• [Data lines]
===
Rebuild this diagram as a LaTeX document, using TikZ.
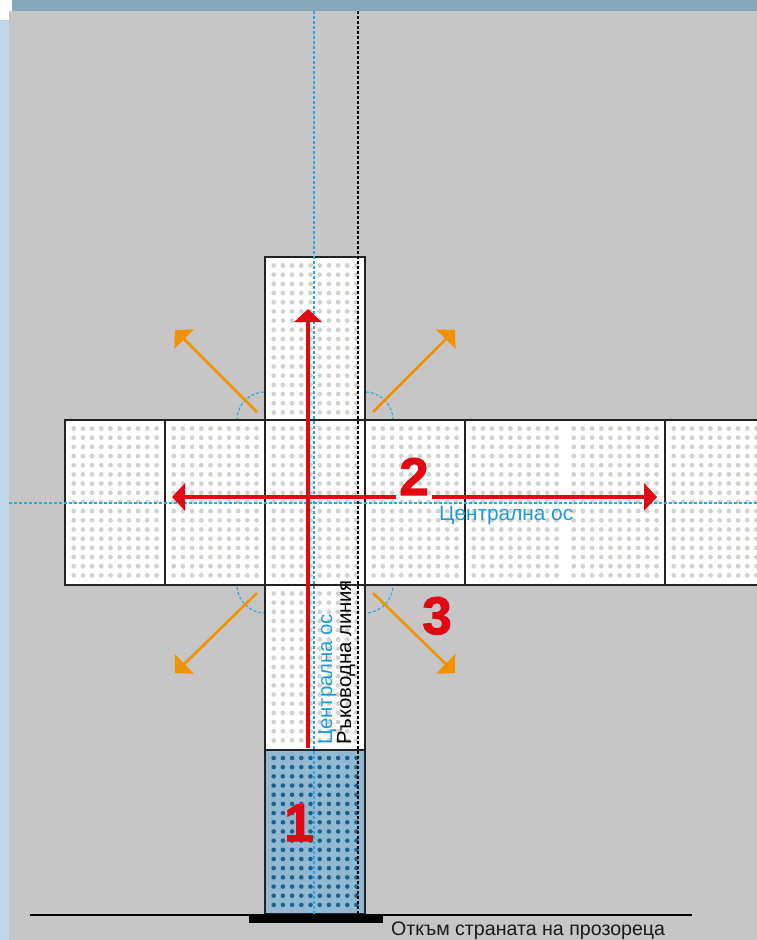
\documentclass[tikz,border=0pt]{standalone}
\usepackage{fontspec}
\setmainfont{Liberation Sans}
\newfontfamily\numfont[FakeBold=2]{Liberation Sans Bold}
\usepackage{tikz}
\usetikzlibrary{arrows.meta}
\definecolor{BgGrey}{RGB}{197,198,197}
\definecolor{TopBand}{RGB}{132,167,185}
\definecolor{SideBlue}{RGB}{190,214,230}
\definecolor{DotGrey}{RGB}{210,210,204}
\definecolor{TileBlue}{RGB}{145,185,210}
\definecolor{DotBlue}{RGB}{29,98,140}
\definecolor{TileEdge}{RGB}{35,35,35}
\definecolor{MarkRed}{RGB}{227,6,19}
\definecolor{ArrowOrange}{RGB}{243,146,0}
\definecolor{AxisBlue}{RGB}{41,167,224}
\definecolor{TextBlue}{RGB}{30,155,215}

\begin{document}
\begin{tikzpicture}[x=1pt, y=-1pt,
	tile/.style={fill=white, draw=TileEdge, line width=1.5pt},
	axis/.style={AxisBlue, line width=1.1pt, dash pattern=on 3pt off 2pt},
	guide/.style={black, line width=1.1pt, dash pattern=on 3pt off 2pt},
	redarrow/.style={MarkRed, line width=3.2pt, -{Triangle[length=13pt, width=27pt]}},
	orangearrow/.style={ArrowOrange, line width=2.6pt, -{Triangle[length=13pt, width=27pt]}},
	num/.style={MarkRed, font=\fontsize{53}{53}\selectfont\numfont, inner sep=0pt},
	label/.style={font=\fontsize{20.3}{20.3}\selectfont, inner sep=0pt}]
		\useasboundingbox (0,0) rectangle (757,940);
		\clip (0,0) rectangle (757,940);
		\fill[TopBand] (12,0) rectangle (757,11);
		\fill[SideBlue] (0,20) rectangle (9,940);
		\fill[BgGrey] (9,11) rectangle (757,940);
		% inner corners of the cross
		\coordinate (K1) at (265,420);
		\coordinate (K2) at (365,420);
		\coordinate (K3) at (365,585);
		\coordinate (K4) at (265,585);
		\foreach \k in {K1,K2,K3,K4}
			\draw[axis] (\k) circle[radius=28pt];
		% tiles
		\foreach \xa/\xb in {65/165,165/265,265/365,365/465,465/665,665/770}
			\draw[tile] (\xa,420) rectangle (\xb,585);
		\draw[tile] (265,257) rectangle (365,420);
		\draw[tile] (265,585) rectangle (365,750);
		\draw[tile, fill=TileBlue] (265,750) rectangle (365,914);
		\foreach \gx/\gy in {65/420,165/420,265/420,365/420,465/420,565/420,665/420,265/257,265/585}
			\foreach \i in {0,...,9}
				\foreach \j in {0,...,16}
					\fill[DotGrey] (\gx+8.7+9.2*\i, \gy+8.5+9.18*\j) circle[radius=2.4pt];
		\foreach \i in {0,...,9}
			\foreach \j in {0,...,16}
				\fill[DotBlue] (273.7+9.2*\i, 758+9.18*\j) circle[radius=2.3pt];
		% axes and guide line
		\draw[axis] (314,11) -- (314,914);
		\draw[guide] (358,11) -- (358,914);
		\draw[axis] (9,503) -- (757,503);
		% window side
		\draw[black, line width=2.2pt] (30,915) -- (692,915);
		\fill[black] (249,914) rectangle (383,923);
		\node[anchor=base west, font=\fontsize{19.6}{19.6}\selectfont, text=black!90, inner sep=0pt] (window) at (391,935) {Откъм страната на прозореца};
		% direction of laying
		\coordinate (redS) at (308,748);
		\coordinate (redN) at (308,309);
		\coordinate (redW) at (172,497);
		\coordinate (redE) at (657,497);
		\draw[redarrow] (redS)--(redN);
		\node[num, inner xsep=3pt, anchor=base] (two) at (414,495) {2};
		\draw[redarrow] (two.west |- redW)--(redW);
		\draw[redarrow] (two.east |- redE)--(redE);
		\coordinate (O1) at (257,412);
		\coordinate (O1t) at (175,330);
		\coordinate (O2) at (373,412);
		\coordinate (O2t) at (455,330);
		\coordinate (O3) at (373,593);
		\coordinate (O3t) at (455,673);
		\coordinate (O4) at (257,593);
		\coordinate (O4t) at (175,673);
		\draw[orangearrow] (O1)--(O1t);
		\draw[orangearrow] (O2)--(O2t);
		\draw[orangearrow] (O3)--(O3t);
		\draw[orangearrow] (O4)--(O4t);
		\node[num, anchor=base] (three) at (437,634) {3};
		\node[num, anchor=base] (one) at (299,841) {1};
		\node[label, rotate=90, anchor=base west, text=TextBlue] (axisV) at (332,745) {Централна ос};
		\node[label, rotate=90, anchor=base west] (guideV) at (351,745) {Ръководна линия};
		\node[label, anchor=base west, text=TextBlue, font=\fontsize{20.8}{20.8}\selectfont] (axisH) at (439,520) {Централна ос};
	\end{tikzpicture}
\end{document}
===
• [Work to complete] Each line of the data is to be duplicated exactly; pictures stay out of the copy.

• [Problem solution]
Rebuild this diagram as a LaTeX document, using TikZ.
\documentclass[tikz,border=0pt]{standalone}
\usepackage{fontspec}
\setmainfont{Liberation Sans}
\newfontfamily\numfont[FakeBold=2]{Liberation Sans Bold}
\usepackage{tikz}
\usetikzlibrary{arrows.meta}
\definecolor{BgGrey}{RGB}{197,198,197}
\definecolor{TopBand}{RGB}{132,167,185}
\definecolor{SideBlue}{RGB}{190,214,230}
\definecolor{DotGrey}{RGB}{210,210,204}
\definecolor{TileBlue}{RGB}{145,185,210}
\definecolor{DotBlue}{RGB}{29,98,140}
\definecolor{TileEdge}{RGB}{35,35,35}
\definecolor{MarkRed}{RGB}{227,6,19}
\definecolor{ArrowOrange}{RGB}{243,146,0}
\definecolor{AxisBlue}{RGB}{41,167,224}
\definecolor{TextBlue}{RGB}{30,155,215}

\begin{document}
\begin{tikzpicture}[x=1pt, y=-1pt,
	tile/.style={fill=white, draw=TileEdge, line width=1.5pt},
	axis/.style={AxisBlue, line width=1.1pt, dash pattern=on 3pt off 2pt},
	guide/.style={black, line width=1.1pt, dash pattern=on 3pt off 2pt},
	redarrow/.style={MarkRed, line width=3.2pt, -{Triangle[length=13pt, width=27pt]}},
	orangearrow/.style={ArrowOrange, line width=2.6pt, -{Triangle[length=13pt, width=27pt]}},
	num/.style={MarkRed, font=\fontsize{53}{53}\selectfont\numfont, inner sep=0pt},
	label/.style={font=\fontsize{20.3}{20.3}\selectfont, inner sep=0pt}]
		\useasboundingbox (0,0) rectangle (757,940);
		\clip (0,0) rectangle (757,940);
		\fill[TopBand] (12,0) rectangle (757,11);
		\fill[SideBlue] (0,20) rectangle (9,940);
		\fill[BgGrey] (9,11) rectangle (757,940);
		% inner corners of the cross
		\coordinate (K1) at (265,420);
		\coordinate (K2) at (365,420);
		\coordinate (K3) at (365,585);
		\coordinate (K4) at (265,585);
		\foreach \k in {K1,K2,K3,K4}
			\draw[axis] (\k) circle[radius=28pt];
		% tiles
		\foreach \xa/\xb in {65/165,165/265,265/365,365/465,465/665,665/770}
			\draw[tile] (\xa,420) rectangle (\xb,585);
		\draw[tile] (265,257) rectangle (365,420);
		\draw[tile] (265,585) rectangle (365,750);
		\draw[tile, fill=TileBlue] (265,750) rectangle (365,914);
		\foreach \gx/\gy in {65/420,165/420,265/420,365/420,465/420,565/420,665/420,265/257,265/585}
			\foreach \i in {0,...,9}
				\foreach \j in {0,...,16}
					\fill[DotGrey] (\gx+8.7+9.2*\i, \gy+8.5+9.18*\j) circle[radius=2.4pt];
		\foreach \i in {0,...,9}
			\foreach \j in {0,...,16}
				\fill[DotBlue] (273.7+9.2*\i, 758+9.18*\j) circle[radius=2.3pt];
		% axes and guide line
		\draw[axis] (314,11) -- (314,914);
		\draw[guide] (358,11) -- (358,914);
		\draw[axis] (9,503) -- (757,503);
		% window side
		\draw[black, line width=2.2pt] (30,915) -- (692,915);
		\fill[black] (249,914) rectangle (383,923);
		\node[anchor=base west, font=\fontsize{19.6}{19.6}\selectfont, text=black!90, inner sep=0pt] (window) at (391,935) {Откъм страната на прозореца};
		% direction of laying
		\coordinate (redS) at (308,748);
		\coordinate (redN) at (308,309);
		\coordinate (redW) at (172,497);
		\coordinate (redE) at (657,497);
		\draw[redarrow] (redS)--(redN);
		\node[num, inner xsep=3pt, anchor=base] (two) at (414,495) {2};
		\draw[redarrow] (two.west |- redW)--(redW);
		\draw[redarrow] (two.east |- redE)--(redE);
		\coordinate (O1) at (257,412);
		\coordinate (O1t) at (175,330);
		\coordinate (O2) at (373,412);
		\coordinate (O2t) at (455,330);
		\coordinate (O3) at (373,593);
		\coordinate (O3t) at (455,673);
		\coordinate (O4) at (257,593);
		\coordinate (O4t) at (175,673);
		\draw[orangearrow] (O1)--(O1t);
		\draw[orangearrow] (O2)--(O2t);
		\draw[orangearrow] (O3)--(O3t);
		\draw[orangearrow] (O4)--(O4t);
		\node[num, anchor=base] (three) at (437,634) {3};
		\node[num, anchor=base] (one) at (299,841) {1};
		\node[label, rotate=90, anchor=base west, text=TextBlue] (axisV) at (332,745) {Централна ос};
		\node[label, rotate=90, anchor=base west] (guideV) at (351,745) {Ръководна линия};
		\node[label, anchor=base west, text=TextBlue, font=\fontsize{20.8}{20.8}\selectfont] (axisH) at (439,520) {Централна ос};
	\end{tikzpicture}
\end{document}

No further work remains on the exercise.